(Entries with chart source code)
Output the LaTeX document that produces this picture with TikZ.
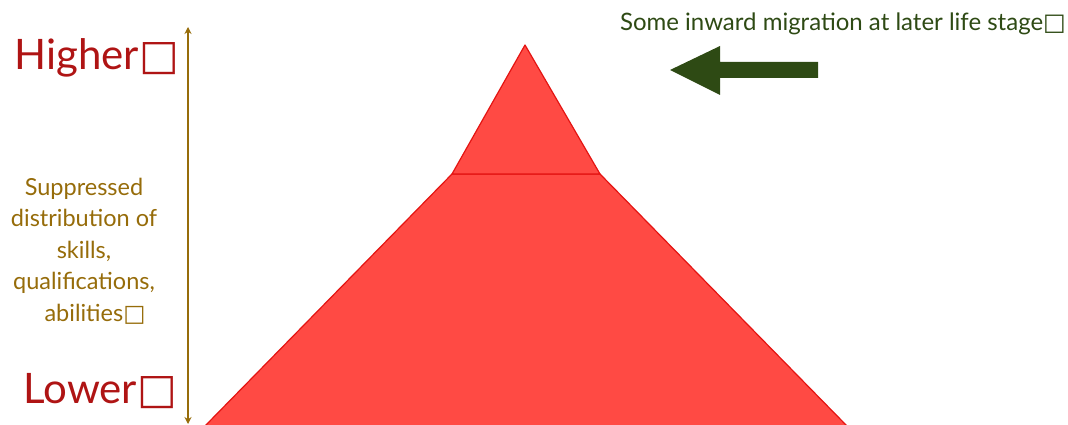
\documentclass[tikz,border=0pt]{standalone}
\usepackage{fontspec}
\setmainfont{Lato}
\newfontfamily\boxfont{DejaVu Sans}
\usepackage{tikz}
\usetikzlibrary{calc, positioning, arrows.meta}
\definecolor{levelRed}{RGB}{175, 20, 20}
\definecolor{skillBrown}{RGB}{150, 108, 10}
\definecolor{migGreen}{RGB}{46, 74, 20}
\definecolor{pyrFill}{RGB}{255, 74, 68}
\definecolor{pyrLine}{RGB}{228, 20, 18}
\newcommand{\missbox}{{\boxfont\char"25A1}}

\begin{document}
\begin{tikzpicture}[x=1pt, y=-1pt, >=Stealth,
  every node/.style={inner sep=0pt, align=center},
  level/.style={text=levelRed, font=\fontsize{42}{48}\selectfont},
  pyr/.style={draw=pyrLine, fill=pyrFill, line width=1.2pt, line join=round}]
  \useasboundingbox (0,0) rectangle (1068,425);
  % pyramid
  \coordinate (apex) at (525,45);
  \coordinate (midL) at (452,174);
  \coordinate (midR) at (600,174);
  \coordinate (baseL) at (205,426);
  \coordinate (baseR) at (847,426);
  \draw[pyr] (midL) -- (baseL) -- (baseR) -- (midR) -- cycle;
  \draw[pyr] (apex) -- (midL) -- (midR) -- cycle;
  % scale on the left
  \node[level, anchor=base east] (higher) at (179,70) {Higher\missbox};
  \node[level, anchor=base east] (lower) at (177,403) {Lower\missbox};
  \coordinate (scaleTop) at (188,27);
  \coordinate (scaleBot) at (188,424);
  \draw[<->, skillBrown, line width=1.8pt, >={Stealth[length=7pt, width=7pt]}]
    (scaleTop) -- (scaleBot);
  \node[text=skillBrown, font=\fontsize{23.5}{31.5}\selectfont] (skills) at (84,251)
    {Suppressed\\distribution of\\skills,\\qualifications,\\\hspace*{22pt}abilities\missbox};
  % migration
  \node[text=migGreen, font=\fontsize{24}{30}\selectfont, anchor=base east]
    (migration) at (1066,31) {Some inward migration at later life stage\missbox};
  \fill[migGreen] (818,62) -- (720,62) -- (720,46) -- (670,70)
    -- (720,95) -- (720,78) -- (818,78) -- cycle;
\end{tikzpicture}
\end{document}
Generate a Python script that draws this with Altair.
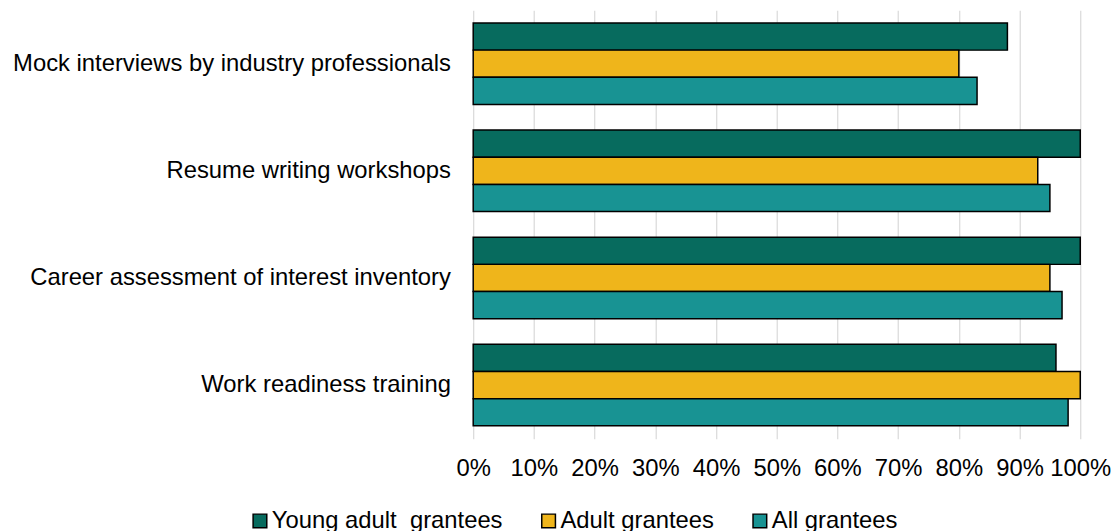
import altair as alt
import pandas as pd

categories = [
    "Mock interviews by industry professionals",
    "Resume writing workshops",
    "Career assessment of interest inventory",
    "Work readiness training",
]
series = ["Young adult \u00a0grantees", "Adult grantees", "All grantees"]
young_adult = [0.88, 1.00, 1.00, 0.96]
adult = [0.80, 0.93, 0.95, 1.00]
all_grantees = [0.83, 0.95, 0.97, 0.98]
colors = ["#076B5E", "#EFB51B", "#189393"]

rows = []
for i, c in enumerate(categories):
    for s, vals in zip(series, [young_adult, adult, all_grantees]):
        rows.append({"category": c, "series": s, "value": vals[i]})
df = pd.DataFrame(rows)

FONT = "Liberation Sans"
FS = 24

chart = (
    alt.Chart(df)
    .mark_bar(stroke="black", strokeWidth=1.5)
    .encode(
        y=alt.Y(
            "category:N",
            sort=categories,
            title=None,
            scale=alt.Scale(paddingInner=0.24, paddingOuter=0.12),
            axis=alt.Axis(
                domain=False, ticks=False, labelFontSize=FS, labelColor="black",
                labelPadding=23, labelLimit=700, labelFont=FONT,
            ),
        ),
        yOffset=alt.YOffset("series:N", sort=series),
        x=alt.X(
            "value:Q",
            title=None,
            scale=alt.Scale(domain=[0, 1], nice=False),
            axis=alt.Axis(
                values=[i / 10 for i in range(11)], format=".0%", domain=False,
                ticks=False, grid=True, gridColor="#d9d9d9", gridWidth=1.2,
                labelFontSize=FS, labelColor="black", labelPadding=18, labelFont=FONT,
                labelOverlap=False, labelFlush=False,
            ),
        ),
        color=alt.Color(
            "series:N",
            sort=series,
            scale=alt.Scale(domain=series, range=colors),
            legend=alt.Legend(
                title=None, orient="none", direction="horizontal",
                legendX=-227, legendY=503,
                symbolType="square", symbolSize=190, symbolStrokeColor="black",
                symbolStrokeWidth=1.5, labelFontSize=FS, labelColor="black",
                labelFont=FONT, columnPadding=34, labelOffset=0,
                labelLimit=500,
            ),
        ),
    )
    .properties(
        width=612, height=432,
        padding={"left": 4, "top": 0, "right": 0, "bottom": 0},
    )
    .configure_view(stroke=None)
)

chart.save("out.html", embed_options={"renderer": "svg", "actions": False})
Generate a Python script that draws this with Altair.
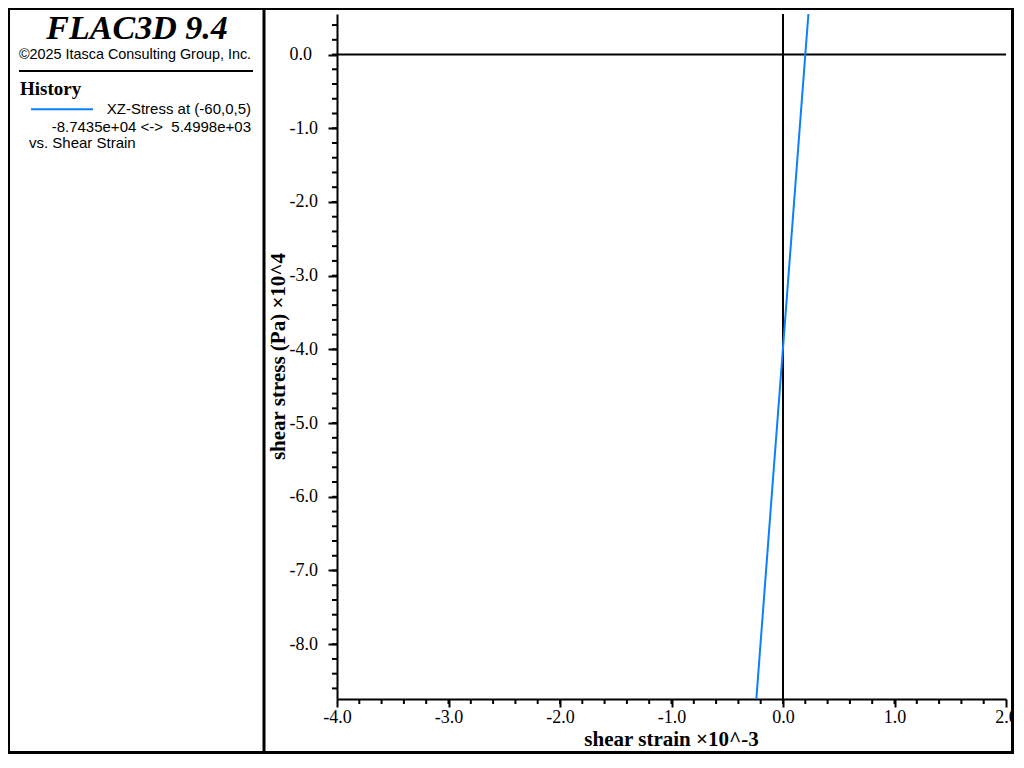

Request: Except for the pictures, reproduce every line exactly.

Task result:
Output the LaTeX document that produces this picture with TikZ.
\documentclass[tikz,border=0pt]{standalone}
\usepackage{fontspec}
\setmainfont{Lato}
\newfontfamily\boxfont{DejaVu Sans}
\usepackage{tikz}
\usetikzlibrary{calc, positioning, arrows.meta}
\definecolor{levelRed}{RGB}{175, 20, 20}
\definecolor{skillBrown}{RGB}{150, 108, 10}
\definecolor{migGreen}{RGB}{46, 74, 20}
\definecolor{pyrFill}{RGB}{255, 74, 68}
\definecolor{pyrLine}{RGB}{228, 20, 18}
\newcommand{\missbox}{{\boxfont\char"25A1}}

\begin{document}
\begin{tikzpicture}[x=1pt, y=-1pt, >=Stealth,
  every node/.style={inner sep=0pt, align=center},
  level/.style={text=levelRed, font=\fontsize{42}{48}\selectfont},
  pyr/.style={draw=pyrLine, fill=pyrFill, line width=1.2pt, line join=round}]
  \useasboundingbox (0,0) rectangle (1068,425);
  % pyramid
  \coordinate (apex) at (525,45);
  \coordinate (midL) at (452,174);
  \coordinate (midR) at (600,174);
  \coordinate (baseL) at (205,426);
  \coordinate (baseR) at (847,426);
  \draw[pyr] (midL) -- (baseL) -- (baseR) -- (midR) -- cycle;
  \draw[pyr] (apex) -- (midL) -- (midR) -- cycle;
  % scale on the left
  \node[level, anchor=base east] (higher) at (179,70) {Higher\missbox};
  \node[level, anchor=base east] (lower) at (177,403) {Lower\missbox};
  \coordinate (scaleTop) at (188,27);
  \coordinate (scaleBot) at (188,424);
  \draw[<->, skillBrown, line width=1.8pt, >={Stealth[length=7pt, width=7pt]}]
    (scaleTop) -- (scaleBot);
  \node[text=skillBrown, font=\fontsize{23.5}{31.5}\selectfont] (skills) at (84,251)
    {Suppressed\\distribution of\\skills,\\qualifications,\\\hspace*{22pt}abilities\missbox};
  % migration
  \node[text=migGreen, font=\fontsize{24}{30}\selectfont, anchor=base east]
    (migration) at (1066,31) {Some inward migration at later life stage\missbox};
  \fill[migGreen] (818,62) -- (720,62) -- (720,46) -- (670,70)
    -- (720,95) -- (720,78) -- (818,78) -- cycle;
\end{tikzpicture}
\end{document}
Generate a Python script that draws this with Altair.
import altair as alt
import pandas as pd

categories = [
    "Mock interviews by industry professionals",
    "Resume writing workshops",
    "Career assessment of interest inventory",
    "Work readiness training",
]
series = ["Young adult \u00a0grantees", "Adult grantees", "All grantees"]
young_adult = [0.88, 1.00, 1.00, 0.96]
adult = [0.80, 0.93, 0.95, 1.00]
all_grantees = [0.83, 0.95, 0.97, 0.98]
colors = ["#076B5E", "#EFB51B", "#189393"]

rows = []
for i, c in enumerate(categories):
    for s, vals in zip(series, [young_adult, adult, all_grantees]):
        rows.append({"category": c, "series": s, "value": vals[i]})
df = pd.DataFrame(rows)

FONT = "Liberation Sans"
FS = 24

chart = (
    alt.Chart(df)
    .mark_bar(stroke="black", strokeWidth=1.5)
    .encode(
        y=alt.Y(
            "category:N",
            sort=categories,
            title=None,
            scale=alt.Scale(paddingInner=0.24, paddingOuter=0.12),
            axis=alt.Axis(
                domain=False, ticks=False, labelFontSize=FS, labelColor="black",
                labelPadding=23, labelLimit=700, labelFont=FONT,
            ),
        ),
        yOffset=alt.YOffset("series:N", sort=series),
        x=alt.X(
            "value:Q",
            title=None,
            scale=alt.Scale(domain=[0, 1], nice=False),
            axis=alt.Axis(
                values=[i / 10 for i in range(11)], format=".0%", domain=False,
                ticks=False, grid=True, gridColor="#d9d9d9", gridWidth=1.2,
                labelFontSize=FS, labelColor="black", labelPadding=18, labelFont=FONT,
                labelOverlap=False, labelFlush=False,
            ),
        ),
        color=alt.Color(
            "series:N",
            sort=series,
            scale=alt.Scale(domain=series, range=colors),
            legend=alt.Legend(
                title=None, orient="none", direction="horizontal",
                legendX=-227, legendY=503,
                symbolType="square", symbolSize=190, symbolStrokeColor="black",
                symbolStrokeWidth=1.5, labelFontSize=FS, labelColor="black",
                labelFont=FONT, columnPadding=34, labelOffset=0,
                labelLimit=500,
            ),
        ),
    )
    .properties(
        width=612, height=432,
        padding={"left": 4, "top": 0, "right": 0, "bottom": 0},
    )
    .configure_view(stroke=None)
)

chart.save("out.html", embed_options={"renderer": "svg", "actions": False})
Generate a Python script that draws this with Altair.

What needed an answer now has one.